## WRITTEN TASK
Only the lines from the start of the data through the line containing "import plotly.graph_objects as go" should be written out, exactly as they are, with both ends included and the pictures left out.

## DATASET CONTENT
··········

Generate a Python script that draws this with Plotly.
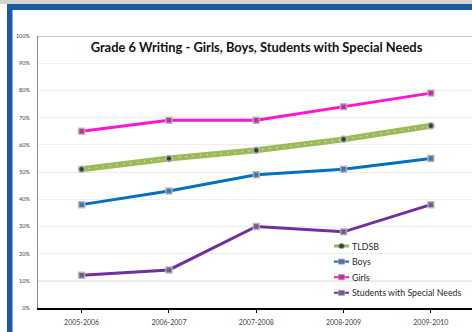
import plotly.graph_objects as go

# ---- data ----
years = ["2005-2006", "2006-2007", "2007-2008", "2008-2009", "2009-2010"]
tldsb = [51, 55, 58, 62, 67]
boys = [38, 43, 49, 51, 55]
girls = [65, 69, 69, 74, 79]
special_needs = [12, 14, 30, 28, 38]
y_ticks = [0, 10, 20, 30, 40, 50, 60, 70, 80, 90, 100]
y_tick_labels = [f"{v}%" for v in y_ticks]

# ---- canvas / layout geometry ----
W, H = 472, 332
ML, MR, MT, MB = 38, 0, 36, 24
PW, PH = W - ML - MR, H - MT - MB
CAT_STEP = 87.3  # pixel spacing between categories


def px_x(px):
    return (px - ML) / PW


def px_y(py):
    return (H - MB - py) / PH


FONT = "Lato"
HALO = dict(color="rgba(185,185,185,0.85)", width=1.5)

series = [
    dict(name="TLDSB", y=tldsb, color="#9BBB59", width=6, marker="circle", mcolor="#34452C"),
    dict(name="Boys", y=boys, color="#0070C0", width=3, marker="square", mcolor="#4A76A8"),
    dict(name="Girls", y=girls, color="#FF14D2", width=3, marker="square", mcolor="#B9329E"),
    dict(name="Students with Special Needs", y=special_needs, color="#7030A0", width=3,
         marker="square", mcolor="#6E5E8C"),
]

fig = go.Figure()
for s in series:
    fig.add_trace(go.Scatter(
        x=years, y=s["y"], mode="lines+markers", name=s["name"],
        line=dict(color=s["color"], width=s["width"]),
        marker=dict(symbol=s["marker"], size=6, color=s["mcolor"], line=HALO),
        showlegend=False, cliponaxis=False,
    ))
    if s["name"] == "TLDSB":
        # white dotted texture running along the thick green line
        fig.add_trace(go.Scatter(
            x=years, y=s["y"], mode="lines",
            line=dict(color="rgba(255,255,255,0.85)", width=1.2, dash="1px,6px"),
            showlegend=False, hoverinfo="skip",
        ))
        fig.add_trace(go.Scatter(
            x=years, y=s["y"], mode="markers",
            marker=dict(symbol=s["marker"], size=6, color=s["mcolor"], line=HALO),
            showlegend=False, hoverinfo="skip", cliponaxis=False,
        ))

shapes = []
annotations = []

# frame: grey strip, blue band across the top and down the left side
shapes.append(dict(type="rect", xref="paper", yref="paper", x0=px_x(0), x1=px_x(W),
                   y0=px_y(4), y1=px_y(0), fillcolor="#D3D3D3", line_width=0, layer="below"))
shapes.append(dict(type="rect", xref="paper", yref="paper", x0=px_x(7), x1=px_x(W),
                   y0=px_y(10), y1=px_y(4), fillcolor="#1B5BA3", line_width=0))
shapes.append(dict(type="rect", xref="paper", yref="paper", x0=px_x(7), x1=px_x(12.5),
                   y0=px_y(H), y1=px_y(4), fillcolor="#1B5BA3", line_width=0))

# top border at 100% and darker rule at 10%
shapes.append(dict(type="line", xref="paper", yref="y", x0=0, x1=1, y0=100, y1=100,
                   line=dict(color="#8C8C8C", width=1)))
shapes.append(dict(type="line", xref="paper", yref="y", x0=0, x1=1, y0=10, y1=10,
                   line=dict(color="#BDBDBD", width=1), layer="below"))

# legend: short line with marker and label per series
LEG_X0, LEG_X1, LEG_TX = 334, 349, 350
LEG_Y0, LEG_STEP = 246, 15.6
for i, s in enumerate(series):
    ly = LEG_Y0 + i * LEG_STEP
    lw = 3 if s["name"] == "TLDSB" else 2
    shapes.append(dict(type="line", xref="paper", yref="paper",
                       x0=px_x(LEG_X0), x1=px_x(LEG_X1), y0=px_y(ly), y1=px_y(ly),
                       line=dict(color=s["color"], width=lw)))
    cx = (LEG_X0 + LEG_X1) / 2
    shapes.append(dict(type="rect" if s["marker"] == "square" else "circle",
                       xref="paper", yref="paper",
                       x0=px_x(cx - 3), x1=px_x(cx + 3), y0=px_y(ly + 2.5), y1=px_y(ly - 2.5),
                       fillcolor=s["mcolor"], line=dict(color="#9A9A9A", width=0.8)))
    annotations.append(dict(xref="paper", yref="paper", x=px_x(LEG_TX), y=px_y(ly),
                            xanchor="left", yanchor="middle", showarrow=False,
                            text=s["name"], font=dict(family=FONT, size=8.8, color="#262626")))

fig.update_layout(
    width=W, height=H,
    margin=dict(l=ML, r=MR, t=MT, b=MB),
    paper_bgcolor="white", plot_bgcolor="white",
    title=dict(text="<b>Grade 6 Writing - Girls, Boys, Students with Special Needs</b>",
               x=px_x(256.5), xref="paper", y=1 - 47 / H, yref="container",
               xanchor="center", yanchor="middle",
               font=dict(family=FONT, size=12.9, color="#111111")),
    shapes=shapes,
    annotations=annotations,
    showlegend=False,
    xaxis=dict(type="category", range=[-0.5, -0.5 + PW / CAT_STEP],
               showline=True, linecolor="#000000", linewidth=1.5,
               ticks="outside", ticklen=3, tickcolor="#000000",
               showgrid=False, zeroline=False, ticklabelstandoff=4,
               tickfont=dict(family=FONT, size=7, color="#404040")),
    yaxis=dict(range=[0, 100], tickvals=y_ticks, ticktext=y_tick_labels,
               showline=True, linecolor="#8C8C8C", linewidth=1,
               showgrid=True, gridcolor="#EEEEEE", gridwidth=1,
               zeroline=False, ticks="", ticklabelstandoff=6,
               tickfont=dict(family=FONT, size=5.5, color="#404040")),
)

fig.write_html("out.html")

··········

## ANSWER TO THIS PROBLEM
Generate a Python script that draws this with Plotly.
import plotly.graph_objects as go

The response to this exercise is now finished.